In the aftermath, cannery managers signaled their willingness to reopen negotiations. Raymond Cato, Chief of the California Highway Patrol, relayed the managers' decision to resume talks to Governor Frank Merriam. But Merriam, on Cato's advice, declined the request for state intervention. The governor's refusal to step in left the workers without a powerful advocate at the very moment they needed one most. Five days after the riot, on April 28, 1937, Stockton's canneries reopened -- on the growers' terms. The workers who filed back in returned to conditions that had scarcely changed, their brief, violent rebellion absorbed into the relentless machinery of California agribusiness.

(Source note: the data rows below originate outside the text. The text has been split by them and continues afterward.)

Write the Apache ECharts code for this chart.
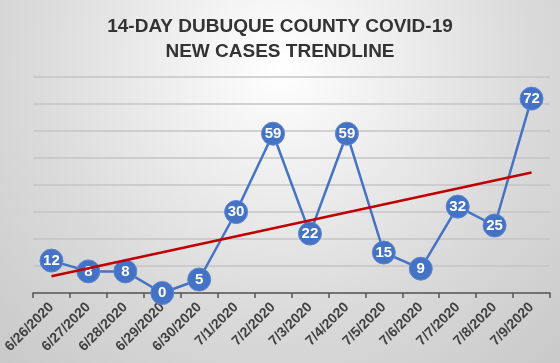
<!DOCTYPE html>
<html>
<head>
<meta charset="utf-8">
<script src="https://cdn.jsdelivr.net/npm/echarts@6/dist/echarts.min.js"></script>
<style>
  html, body { margin: 0; padding: 0; }
  #chart { width: 560px; height: 363px; }
</style>
</head>
<body>
<div id="chart"></div>
<script>
const days = ['6/26/2020', '6/27/2020', '6/28/2020', '6/29/2020', '6/30/2020', '7/1/2020', '7/2/2020',
  '7/3/2020', '7/4/2020', '7/5/2020', '7/6/2020', '7/7/2020', '7/8/2020', '7/9/2020']
const newCases = [12, 8, 8, 0, 5, 30, 59, 22, 59, 15, 9, 32, 25, 72]
// trendline ends (first and last day)
const trendEnds = [6.2, 44.6]

const chart = echarts.init(document.getElementById('chart'))

const option = {
  animation: false,
  backgroundColor: {
    type: 'radial',
    x: 0.5,
    y: 0.18,
    r: 1.15,
    colorStops: [
      { offset: 0, color: '#ffffff' },
      { offset: 0.6, color: '#dadada' },
      { offset: 1, color: '#c8c8c8' }
    ]
  },
  title: {
    text: '14-DAY DUBUQUE COUNTY COVID-19\nNEW CASES TRENDLINE',
    left: 'center',
    top: 9,
    textStyle: {
      fontFamily: 'Liberation Sans',
      fontSize: 19,
      fontWeight: 'bold',
      color: '#333333',
      lineHeight: 25
    }
  },
  grid: {
    left: 33,
    right: 10,
    top: 77,
    bottom: 70
  },
  xAxis: {
    type: 'category',
    data: days,
    boundaryGap: true,
    axisLine: { lineStyle: { color: '#555555', width: 1.5 } },
    axisTick: { show: true, length: 5, lineStyle: { color: '#555555', width: 1.5 } },
    axisLabel: {
      rotate: 45,
      margin: 12,
      interval: 0,
      fontFamily: 'Liberation Sans',
      fontSize: 14,
      fontWeight: 'bold',
      color: '#404040'
    }
  },
  yAxis: {
    type: 'value',
    min: 0,
    max: 80,
    interval: 10,
    axisLabel: { show: false },
    axisLine: { show: false },
    axisTick: { show: false },
    splitLine: { lineStyle: { color: '#c4c4c4', width: 1.5 } }
  },
  series: [
    {
      name: 'New cases',
      type: 'line',
      data: newCases,
      z: 2,
      symbol: 'circle',
      symbolSize: 23,
      lineStyle: { color: '#4472c4', width: 2.5 },
      itemStyle: { color: '#4472c4', borderColor: '#5f87d0', borderWidth: 1 },
      label: {
        show: true,
        position: 'inside',
        color: '#ffffff',
        fontFamily: 'Liberation Sans',
        fontSize: 15,
        fontWeight: 'bold'
      }
    },
    {
      name: 'Trend',
      type: 'line',
      data: [[0, trendEnds[0]], [days.length - 1, trendEnds[1]]],
      z: 3,
      symbol: 'none',
      lineStyle: { color: '#c00000', width: 2.5 }
    }
  ]
}

chart.setOption(option)
</script>
</body>
</html>
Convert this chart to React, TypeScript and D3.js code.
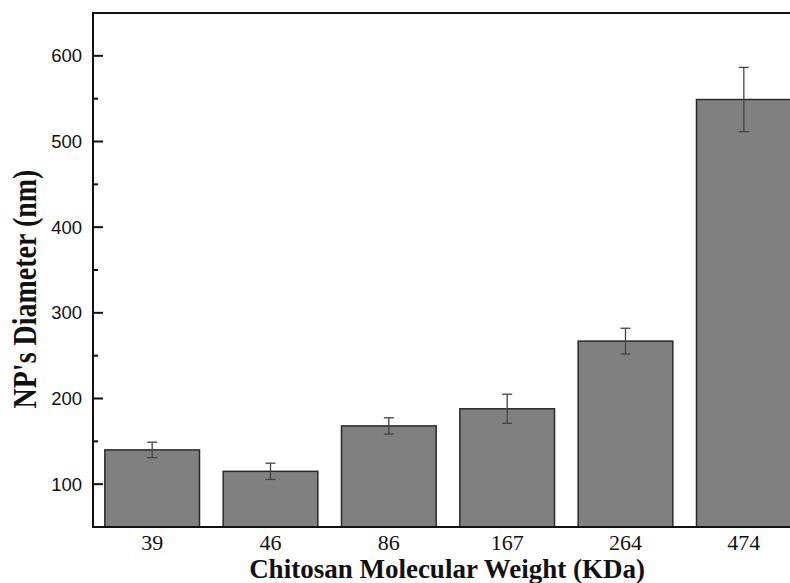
import React from "react";
import * as d3 from "d3";

// Chitosan molecular weight (KDa) vs. nanoparticle diameter (nm)
const categories = ["39", "46", "86", "167", "264", "474"];
const diameters = [140, 115, 168, 188, 267, 549];
const errors = [9, 9.5, 9.5, 17, 15, 37.5];
const majorTicks = [100, 200, 300, 400, 500, 600];
const minorTicks = [150, 250, 350, 450, 550];

const W = 790;
const H = 583;
const plot = { left: 93, top: 13, bottom: 527, right: 803 };

const serif = "'Liberation Serif', 'Times New Roman', serif";
const sans = "'Liberation Sans', Arial, sans-serif";

export default function App() {
  const x = d3
    .scaleBand<string>()
    .domain(categories)
    .range([plot.left, plot.right])
    .paddingInner(0.2)
    .paddingOuter(0.1);
  const y = d3.scaleLinear().domain([50, 650]).range([plot.bottom, plot.top]);
  const bw = x.bandwidth();

  return (
    <svg
      width={W}
      height={H}
      style={{ position: "absolute", left: 0, top: 0, background: "#fff" }}
    >
      {/* bars */}
      {categories.map((c, i) => (
        <rect
          key={c}
          x={x(c)}
          y={y(diameters[i])}
          width={bw}
          height={y(50) - y(diameters[i])}
          fill="#808080"
          stroke="#2a2a2a"
          strokeWidth={1.5}
        />
      ))}
      {/* error bars */}
      {categories.map((c, i) => {
        const cx = (x(c) as number) + bw / 2;
        const hi = y(diameters[i] + errors[i]);
        const lo = y(diameters[i] - errors[i]);
        return (
          <g key={"e" + c} stroke="#444" strokeWidth={1.3}>
            <line x1={cx} x2={cx} y1={hi} y2={lo} />
            <line x1={cx - 5} x2={cx + 5} y1={hi} y2={hi} />
            <line x1={cx - 5} x2={cx + 5} y1={lo} y2={lo} />
          </g>
        );
      })}
      {/* frame */}
      <g stroke="#111" strokeWidth={2} fill="none">
        <line x1={plot.left} x2={plot.right} y1={plot.top} y2={plot.top} />
        <line x1={plot.left} x2={plot.right} y1={plot.bottom} y2={plot.bottom} />
        <line x1={plot.left} x2={plot.left} y1={plot.top - 1} y2={plot.bottom + 1} />
        <line x1={plot.right} x2={plot.right} y1={plot.top} y2={plot.bottom} />
      </g>
      {/* y ticks, inward */}
      <g stroke="#111" strokeWidth={2}>
        {majorTicks.map((t) => (
          <line key={t} x1={plot.left} x2={plot.left + 10} y1={y(t)} y2={y(t)} />
        ))}
        {minorTicks.map((t) => (
          <line key={t} x1={plot.left} x2={plot.left + 5} y1={y(t)} y2={y(t)} />
        ))}
      </g>
      {majorTicks.map((t) => (
        <text
          key={"l" + t}
          x={82}
          y={y(t)}
          dy="0.36em"
          textAnchor="end"
          fontFamily={sans}
          fontSize={18.5}
          fill="#111"
        >
          {t}
        </text>
      ))}
      {/* category labels */}
      {categories.map((c) => (
        <text
          key={"c" + c}
          x={(x(c) as number) + bw / 2}
          y={550}
          textAnchor="middle"
          fontFamily={serif}
          fontSize={22}
          fill="#111"
        >
          {c}
        </text>
      ))}
      {/* axis titles */}
      <text
        x={447}
        y={578}
        textAnchor="middle"
        fontFamily={serif}
        fontWeight="bold"
        fontSize={27}
        fill="#111"
      >
        Chitosan Molecular Weight (KDa)
      </text>
      <text
        transform={`translate(36, 289) rotate(-90) scale(1, 1.18)`}
        textAnchor="middle"
        fontFamily={serif}
        fontWeight="bold"
        fontSize={28}
        fill="#111"
      >
        NP's Diameter (nm)
      </text>
    </svg>
  );
}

What the Spinach Left Behind

The Stockton cannery strike of 1937 is remembered as the most violent confrontation in the long struggle between unions and growers for control of California's agricultural economy. Its political and economic ramifications rippled through the state for years, shaping labor law, organizing strategy, and the relationship between state government and agricultural interests. The San Joaquin Valley remained a flashpoint for labor unrest well into the following decades. Today, Stockton's canneries are largely gone, replaced by warehouses and distribution centers that serve a different kind of supply chain. But the basic tension the spinach riot exposed -- between the people who process food and the corporations that profit from it -- has never fully resolved. The valley's flatlands, visible from altitude as a patchwork of green and brown fields stretching toward the Sierra Nevada foothills, still depend on labor that is often underpaid and underprotected.

From the Air

Located at 37.986N, 121.248W in the heart of Stockton, California, in the San Joaquin Valley. The flat agricultural landscape is clearly visible from cruising altitude, with the grid pattern of Stockton's streets and the surrounding patchwork of irrigated fields. The nearest major airport is Stockton Metropolitan Airport (KSCK), approximately 4 nautical miles southeast. Sacramento International Airport (KSMF) lies about 50 nautical miles to the north. The San Joaquin River and its delta channels are prominent visual landmarks to the west.